Of my many stupid habits, few are more ill-advised than hoarding record albums. If you're considering the hobby -- maybe you dig on old music, perhaps today's bands just aren't cutting it for you -- forget it. The ends do not justify the means.
Sure, you can snag a thrift shop record for the cost of a single iTunes download, maybe your more charitable friends will be mildly charmed by your quirky collection. See if you can get those friends to help you schlep ten or twenty crates of those weighty nightmares when moving day rolls around.
Alas, if you do take up this ridiculous pastime, don't bother hitting thrift stores, it's just a waste of time and handsoap. For return on investment, there are few activities less rewarding than digging around on your hands and knees through bins of dirty, flaking, moldy, decaying record albums, dreaming that you're gonna come up with anything that will redeem the cardboard flecks covering your good coat, the dust assault on your sinuses, the mysterious hair that gets in your mouth, the spiders and their webs.
Of course, for all my kvetching, none of that has sufficed to put me off flipping through virtually every record for sale anytime I'm at a Goodwill. But it's always the same flaccid collection, every shop I've ever been in, and probably every shop I'll never visit. Mario Lanza, Boston Pops, Flashdance soundtrack, laser disc (does anyone still have a laser disc player?), unlistenable promotional dance single, 50 more unlistenable promotional dance singles, Ben Hur soundtrack... ah, James Brown! Nope, empty James Brown sleeve. Sigh... Andre Kostelanetz, another laser disc, and so forth and so on and so forth and so on and on and on and on and on.
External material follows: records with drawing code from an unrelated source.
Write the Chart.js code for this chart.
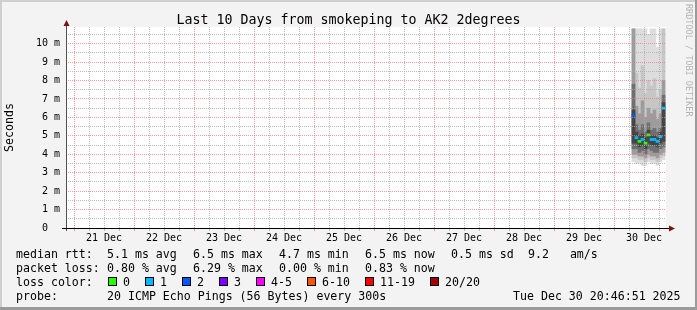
<!DOCTYPE html>
<html>
<head>
<meta charset="utf-8">
<script src="https://cdn.jsdelivr.net/npm/chart.js@4/dist/chart.umd.min.js"></script>
<style>
  html, body { margin: 0; padding: 0; background: #f3f3f3; }
  #wrap { width: 697px; height: 310px; }
</style>
</head>
<body>
<div id="wrap"><canvas id="smokeChart" width="697" height="310"></canvas></div>
<script>
// x values are hours since Sat Dec 20 20:46:51 (start of the 10 day window)
const firstMidnight = 3.219;
const windowHours = 240;
const dayLabels = ["21 Dec", "22 Dec", "23 Dec", "24 Dec", "25 Dec", "26 Dec", "27 Dec", "28 Dec", "29 Dec", "30 Dec"];
const yTickLabels = ["0  ", "1 m", "2 m", "3 m", "4 m", "5 m", "6 m", "7 m", "8 m", "9 m", "10 m"];
const yMax = 10.9;

// one entry per consolidated column (ms)
const colHours  = [227.0, 228.2, 229.4, 230.6, 231.8, 233.0, 234.2, 235.4, 236.6, 237.8, 239.0];
const medianMs  = [6.1, 4.9, 4.7, 4.8, 4.6, 5.05, 4.8, 4.8, 4.7, 4.95, 6.5];
const lossCount = [2, 1, 0, 1, 0, 0, 1, 1, 1, 1, 1];

const smokeMax = [10.8, 10.8, 10.8, 10.8, 10.8, 10.5, 10.8, 10.8, 9.8, 10.8, 10.8];
const smokeHi2 = [10.8, 8.4, 7.6, 8.8, 7.3, 8.0, 7.7, 8.1, 7.1, 7.5, 10.8];
const smokeHi3 = [10.8, 6.6, 6.2, 6.9, 6.0, 6.5, 6.2, 6.4, 5.9, 6.2, 8.0];
const smokeHi4 = [7.8, 5.6, 5.3, 5.6, 5.2, 5.7, 5.3, 5.4, 5.2, 5.4, 7.2];
const smokeHi5 = [6.4, 5.2, 5.0, 5.1, 4.9, 5.3, 5.0, 5.0, 4.9, 5.2, 6.8];
const smokeLo5 = [4.6, 4.6, 4.4, 4.5, 4.3, 4.6, 4.5, 4.5, 4.4, 4.6, 4.7];
const smokeLo4 = [4.3, 4.3, 4.1, 4.2, 4.0, 4.3, 4.2, 4.1, 4.1, 4.3, 4.4];
const smokeLo3 = [4.0, 4.0, 3.9, 3.9, 3.8, 4.0, 3.9, 3.9, 3.8, 4.0, 4.1];
const smokeLo2 = [3.8, 3.8, 3.7, 3.7, 3.6, 3.8, 3.7, 3.7, 3.6, 3.8, 3.9];
const smokeMin = [3.6, 3.5, 3.5, 3.4, 3.4, 3.6, 3.5, 3.5, 3.4, 3.6, 3.7];

const lossLabels = ["0", "1", "2", "3", "4-5", "6-10", "11-19", "20/20"];
const lossColors = ["#26ff00", "#00b8ff", "#0059ff", "#7e00ff", "#ff00ff", "#ff5500", "#ff0000", "#a10000"];

const rttStats  = ["5.1 ms avg", "6.5 ms max", "4.7 ms min", "6.5 ms now", "0.5 ms sd", "9.2   am/s"];
const lossStats = ["0.80 % avg", "6.29 % max", "0.00 % min", "0.83 % now"];
const probeText = "20 ICMP Echo Pings (56 Bytes) every 300s";
const stampText = "Tue Dec 30 20:46:51 2025";
const titleText = "Last 10 Days from smokeping to AK2 2degrees";

const MONO = "'DejaVu Sans Mono', monospace";

function lossIndex(n) {
    if (n <= 3) return n;
    if (n <= 5) return 4;
    if (n <= 10) return 5;
    if (n <= 19) return 6;
    return 7;
}

// higher order is drawn further back
function band(lo, hi, color, order) {
    return {
        type: "bar",
        order: order,
        data: colHours.map((h, i) => ({ x: h, y: [lo[i], hi[i]] })),
        backgroundColor: color,
        borderWidth: 0,
        grouped: false,
        barPercentage: 1,
        categoryPercentage: 1
    };
}

const datasets = [
    band(smokeMin, smokeMax, "#dddddd", 6),
    band(smokeLo2, smokeHi2, "#c6c6c6", 5),
    band(smokeLo3, smokeHi3, "#9c9c9c", 4),
    band(smokeLo4, smokeHi4, "#707070", 3),
    band(smokeLo5, smokeHi5, "#454545", 2),
    {
        type: "bar",
        order: 1,
        data: colHours.map((h, i) => ({ x: h, y: [medianMs[i] - 0.06, medianMs[i] + 0.06] })),
        backgroundColor: lossCount.map(n => lossColors[lossIndex(n)]),
        borderWidth: 0,
        grouped: false,
        barPercentage: 1,
        categoryPercentage: 1
    }
];

const rrdPlugin = {
    id: "rrdFrame",
    beforeDraw(chart) {
        const { ctx, chartArea: a, width, height } = chart;
        ctx.save();
        ctx.fillStyle = "#f3f3f3";
        ctx.fillRect(0, 0, width, height);
        ctx.fillStyle = "#cfcfcf";
        ctx.fillRect(0, 0, width, 2);
        ctx.fillRect(0, 0, 2, height);
        ctx.fillStyle = "#9b9b9b";
        ctx.fillRect(width - 2, 0, 2, height);
        ctx.fillRect(0, height - 3, width, 3);
        ctx.fillStyle = "#ffffff";
        ctx.fillRect(a.left, a.top, a.right - a.left, a.bottom - a.top);
        ctx.restore();
    },
    afterDraw(chart) {
        const { ctx, chartArea: a, width } = chart;
        ctx.save();

        // axes
        const x0 = a.left + 0.5, yb = a.bottom + 0.5;
        ctx.lineWidth = 1;
        ctx.strokeStyle = "#505050";
        ctx.beginPath();
        ctx.moveTo(x0, a.bottom + 3);
        ctx.lineTo(x0, a.top - 3);
        ctx.stroke();
        ctx.strokeStyle = "#000000";
        ctx.beginPath();
        ctx.moveTo(a.left - 4, yb);
        ctx.lineTo(a.right + 4, yb);
        ctx.stroke();
        ctx.fillStyle = "#7f1010";
        ctx.beginPath();
        ctx.moveTo(x0 - 3, a.top - 1);
        ctx.lineTo(x0, a.top - 7);
        ctx.lineTo(x0 + 3, a.top - 1);
        ctx.closePath();
        ctx.fill();
        ctx.beginPath();
        ctx.moveTo(a.right + 3, yb - 3);
        ctx.lineTo(a.right + 9, yb);
        ctx.lineTo(a.right + 3, yb + 3);
        ctx.closePath();
        ctx.fill();

        // title
        ctx.fillStyle = "#000000";
        ctx.font = "13.3px " + MONO;
        ctx.textAlign = "center";
        ctx.textBaseline = "alphabetic";
        ctx.fillText(titleText, width / 2, 24);

        // legend block
        ctx.font = "11.6px " + MONO;
        ctx.textAlign = "left";
        const colX = [107, 193, 279, 365, 451, 528];
        ctx.fillText("median rtt:", 16, 258);
        rttStats.forEach((t, i) => ctx.fillText(t, colX[i], 258));
        ctx.fillText("packet loss:", 16, 272);
        lossStats.forEach((t, i) => ctx.fillText(t, colX[i], 272));
        ctx.fillText("loss color:", 16, 286);
        const swX = [108, 145, 182, 219, 256, 307, 365, 430];
        lossLabels.forEach((t, i) => {
            ctx.fillStyle = "#000000";
            ctx.fillRect(swX[i], 277, 9, 9);
            ctx.fillStyle = lossColors[i];
            ctx.fillRect(swX[i] + 1, 278, 7, 7);
            ctx.fillStyle = "#000000";
            ctx.fillText(t, swX[i] + 15, 286);
        });
        ctx.fillText("probe:", 16, 300);
        ctx.fillText(probeText, 107, 300);
        ctx.fillText(stampText, 513, 300);

        // watermark
        ctx.translate(688, 4);
        ctx.rotate(Math.PI / 2);
        ctx.font = "8.5px " + MONO;
        ctx.fillStyle = "#b4b4b4";
        ctx.textBaseline = "middle";
        ctx.fillText("RRDTOOL / TOBI OETIKER", 0, 0);
        ctx.restore();
    }
};

const xGridHours = [];
for (let h = firstMidnight; h < windowHours; h += 6) xGridHours.push(h);

const gridRed = "rgba(240, 120, 120, 0.75)";
const gridGray = "rgba(170, 170, 170, 0.8)";

new Chart(document.getElementById("smokeChart"), {
    type: "bar",
    data: { datasets },
    plugins: [rrdPlugin],
    options: {
        responsive: false,
        animation: false,
        events: [],
        layout: { padding: { top: 27, right: 31, left: 0, bottom: 0 } },
        plugins: {
            legend: { display: false },
            tooltip: { enabled: false }
        },
        scales: {
            x: {
                type: "linear",
                min: 0,
                max: windowHours,
                offset: false,
                afterFit: scale => { scale.height = 82; },
                afterBuildTicks: scale => {
                    scale.ticks = xGridHours.map(v => ({ value: v }));
                },
                ticks: {
                    autoSkip: false,
                    maxRotation: 0,
                    padding: 1,
                    color: "#000000",
                    font: { family: MONO, size: 10 },
                    callback: (value, index) => (index % 4 === 2 ? dayLabels[(index - 2) / 4] : "")
                },
                grid: {
                    z: 1,
                    offset: false,
                    drawTicks: true,
                    tickLength: 3,
                    color: ctx => (ctx.index % 4 === 0 ? gridRed : gridGray)
                },
                border: { display: false, dash: [1, 1] }
            },
            y: {
                min: 0,
                max: yMax,
                afterFit: scale => { scale.width = 66; },
                afterBuildTicks: scale => {
                    const t = [];
                    for (let i = 0; i < yTickLabels.length; i++) {
                        t.push({ value: i });
                        if (i + 0.5 < yMax) t.push({ value: i + 0.5 });
                    }
                    scale.ticks = t;
                },
                title: {
                    display: true,
                    text: "Seconds",
                    color: "#000000",
                    font: { family: MONO, size: 11.6 },
                    padding: { top: 3, bottom: 0 }
                },
                ticks: {
                    autoSkip: false,
                    padding: 6,
                    color: "#000000",
                    font: { family: MONO, size: 10 },
                    callback: value => (Number.isInteger(value) ? yTickLabels[value] : "")
                },
                grid: {
                    z: 1,
                    drawTicks: false,
                    color: ctx => {
                        const v = ctx.tick ? ctx.tick.value : 0;
                        if (v === 0) return "rgba(0,0,0,0)";
                        return Number.isInteger(v) ? gridRed : gridGray;
                    }
                },
                border: { display: false, dash: [1, 1] }
            }
        }
    }
});
</script>
</body>
</html>
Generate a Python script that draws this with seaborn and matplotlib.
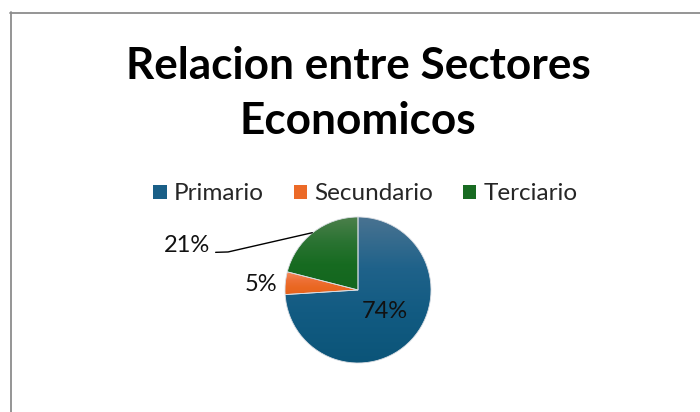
import numpy as np
import matplotlib
matplotlib.use("Agg")
import matplotlib.pyplot as plt
from matplotlib.lines import Line2D
from matplotlib.patches import Patch
from matplotlib.colors import LinearSegmentedColormap
import seaborn as sns

# Data
sectores = ["Primario", "Secundario", "Terciario"]
porcentajes = [74, 5, 21]
titulo = ["Relacion entre Sectores", "Economicos"]

sns.set_theme(style="white")
plt.rcParams["font.family"] = ["Lato", "DejaVu Sans"]

base_colors = ["#1a5f87", "#ec6a28", "#186b22"]
# top -> bottom shading for each slice
grad_stops = [
    ["#4a7391", "#1f628a", "#125b82", "#0b5478"],
    ["#f38b5e", "#ee7036", "#ea6822", "#e6621c"],
    ["#4d804c", "#2a7332", "#176b21", "#13661e"],
]

W, H = 700, 412
fig = plt.figure(figsize=(W / 100, H / 100), dpi=100)
fig.patch.set_facecolor("white")

# pie axes: centre (358, 290) px, radius 73 px
cx, cy, R = 358, 290, 73
span = 2.0
ax = fig.add_axes([(cx - span * R) / W, (H - cy - span * R) / H,
                   2 * span * R / W, 2 * span * R / H])
ax.set_xlim(-span, span)
ax.set_ylim(-span, span)
ax.set_aspect("equal")
ax.axis("off")

wedges, _ = ax.pie(porcentajes, colors=base_colors, startangle=90,
                   counterclock=False, radius=1,
                   wedgeprops=dict(edgecolor="#d9dde3", linewidth=0.6))

# vertical gradient fill inside each wedge
for w, stops in zip(wedges, grad_stops):
    path = w.get_path()
    verts = w.get_transform().transform(path.vertices)
    verts = ax.transData.inverted().transform(verts)
    y0, y1 = verts[:, 1].min(), verts[:, 1].max()
    cmap = LinearSegmentedColormap.from_list(
        "g", list(zip([0, 0.35, 0.65, 1.0], stops)))
    grad = np.linspace(0, 1, 256).reshape(-1, 1)
    im = ax.imshow(grad, cmap=cmap, extent=[-1, 1, y0, y1], origin="upper",
                   aspect="auto", zorder=1.5, interpolation="bilinear")
    im.set_clip_path(w)
    w.set_facecolor("none")
    w.set_zorder(2)

ax.set_xlim(-span, span)
ax.set_ylim(-span, span)

# percentage labels
label_pos = [(0.37, -0.30), (-1.33, 0.07), (-2.34, 0.61)]
for p, (lx, ly) in zip(porcentajes, label_pos):
    ax.text(lx, ly, f"{p}%", ha="center", va="center", fontsize=17,
            color="#111111", zorder=5, clip_on=False)

# leader line for the Terciario label
ax.add_line(Line2D([-1.95, -1.78, -0.626], [0.516, 0.521, 0.785],
                   color="black", lw=1.0, clip_on=False, zorder=5))

# title, two lines
for line, base_y in zip(titulo, [79, 134]):
    fig.text(cx / W, 1 - base_y / H, line, ha="center", va="baseline",
             fontsize=31.8, fontweight="bold", color="black")

# legend
handles = [Patch(facecolor=c, edgecolor="none") for c in base_colors]
fig.legend(handles, sectores, loc="center", bbox_to_anchor=(365.5 / W, 1 - 194 / H),
           ncol=3, frameon=False, fontsize=17.5, handlelength=0.54,
           handleheight=0.54, handletextpad=0.3, columnspacing=1.23,
           borderpad=0)

# chart-area border (left and top edges visible)
border = "#8c8c8c"
fig.add_artist(Line2D([10.5 / W, 10.5 / W], [0, 1 - 12 / H], color=border,
                      lw=1.3, transform=fig.transFigure))
fig.add_artist(Line2D([10 / W, 1], [1 - 12.5 / H, 1 - 12.5 / H], color=border,
                      lw=1.3, transform=fig.transFigure))

fig.savefig("out.png", dpi=100, facecolor="white")
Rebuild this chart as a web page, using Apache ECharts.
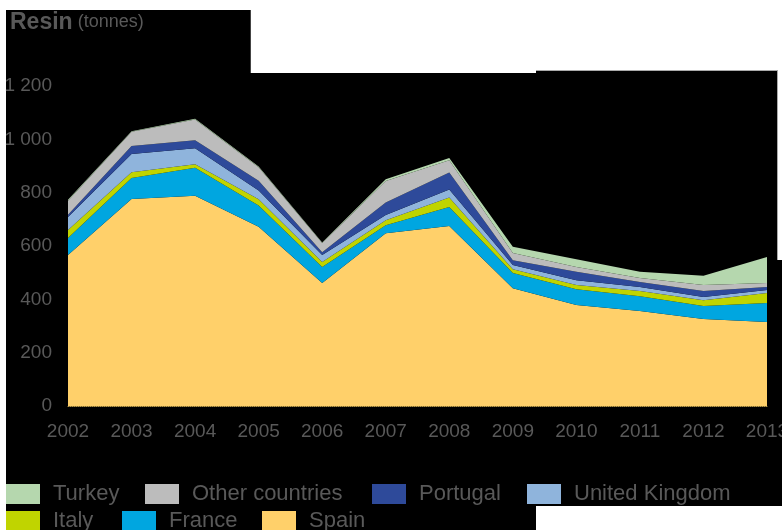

It's not like you don't have alternatives, if you're determined to keep your turntable around. For example:
Flea markets. The conditions at most flea markets are no less deplorable or disorganized, but your typical flea marketeer is at least looking to make it worth his or her while, so the catalog will be a little deeper, somewhat higher quality, and the records usually won't be completely torn up. I used to spend between $40 and $70 several times a month at the Raleigh, NC, state fairgrounds flea market, before the seller, the great and knowledgeable Gene Scott, closed up shop and reclaimed his weekends.
Local used record shops. I've lived in college towns half my life, populated with used book and music stores, most of which I hit regularly. Your better stores' record catalogs get more and more discriminating, not to mention alphabetized (and sorted by genre, even), but you'll pay a little more for the perks. Plus there's the added feature of trading in last week's lemons for some new records. If you're hunting for rarities, they've become easier to find, which is good, but in this internet age, shops are also more likely to know when they're holding something special, so don't expect to catch too many deals.
eBay. Records all over the place, and anything you're looking for will show up within a month's time. But bring your checkbook -- the eBay marketplace knows acutely what something's worth. Use eBay's "Buy It Now " premium price option if you spot a steal. Keep an eye out for attractive lots that may yield more for your record-digging dollar.
If you bothered to read this far, I wish you all the luck in the world. You're going to need it.